Diplomasi Global Dinilai Aktif, Reformasi Ekonomi Masih Lemah
INDEF juga menyoroti kebijakan luar negeri Presiden Prabowo yang dinilai sangat aktif. Selama setahun menjabat, Prabowo telah melakukan tiga kali reshuffle kabinet dan 70% kunjungannya ke luar negeri, yang mencerminkan fokus besar pada diplomasi global dan penguatan posisi strategis Indonesia di kancah internasional.
Meski begitu, Direktur Pengembangan Big Data INDEF Eko Listiyanto menilai pemerintah perlu memastikan agar kerja sama internasional yang gencar dilakukan benar-benar berdampak terhadap perekonomian nasional.

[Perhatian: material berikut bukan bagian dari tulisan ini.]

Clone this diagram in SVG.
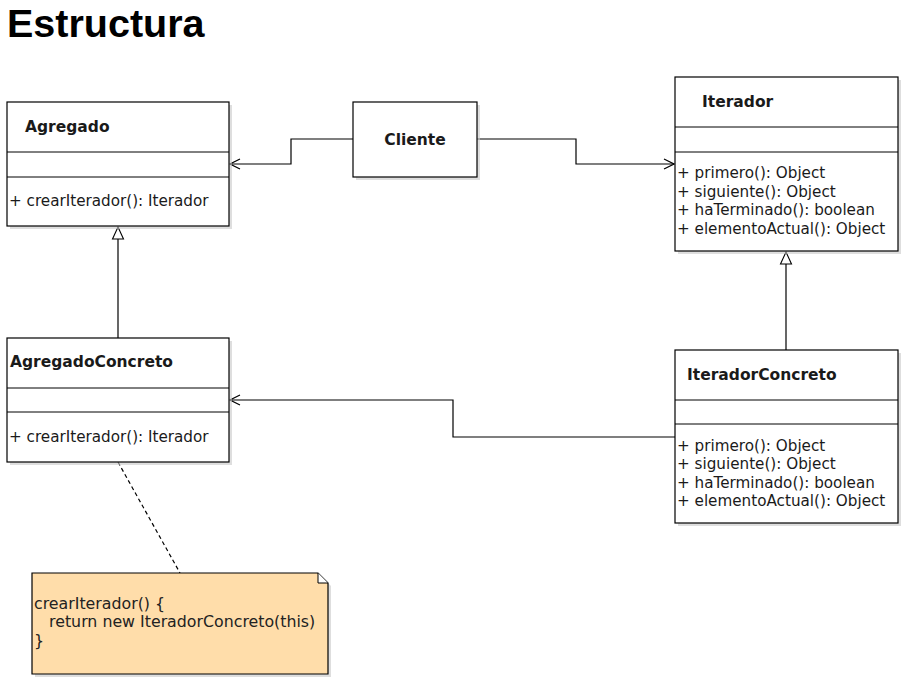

“Tantangan besar ke depan adalah bagaimana menjaga keseimbangan hubungan dengan Amerika Serikat, Tiongkok, dan BRICS, tanpa kehilangan fokus pada penguatan ekonomi domestik,” ujarnya.
Eko menambahkan, program seperti MBG dan Dana Abadi (Danantara) memerlukan tata kelola transparan dan akuntabel. INDEF menilai pengelolaan SWF Indonesia perlu mengacu pada praktik global Santiago Principles untuk menjamin transparansi dan akuntabilitas.
Pertumbuhan Ekonomi Stabil, Tapi Belum Ada Perubahan Struktural
Ekonom Senior INDEF M. Fadhil Hasan menilai, meski indikator makroekonomi menunjukkan hasil positif — pertumbuhan ekonomi 5,12% (yoy), inflasi di bawah 3%, dan pengangguran menurun — namun belum ada perubahan struktural yang berarti.
“Capaian ekonomi saat ini lebih merupakan kelanjutan dari kebijakan era sebelumnya, bukan hasil reformasi baru. Belum ada akselerasi pertumbuhan yang signifikan,” tegas Fadhil.
Ia menambahkan, investasi dalam negeri memang meningkat, tetapi arus investasi asing langsung (FDI) justru melambat, dan struktur ekspor masih bergantung pada komoditas primer seperti batu bara, CPO, dan nikel.
Analisis big data INDEF terhadap delapan program prioritas (Asta Cita) juga menunjukkan hilirisasi industri menjadi sektor dengan sentimen negatif tertinggi kedua setelah MBG.
“Temuan ini menunjukkan lemahnya strategi komunikasi publik pemerintah dalam mengelola persepsi terhadap capaian ekonomi,” kata Fadhil.
“Pemerintah perlu memperkuat komunikasi berbasis data agar masyarakat memahami hasil kerja secara objektif,” pungkasnya (RED).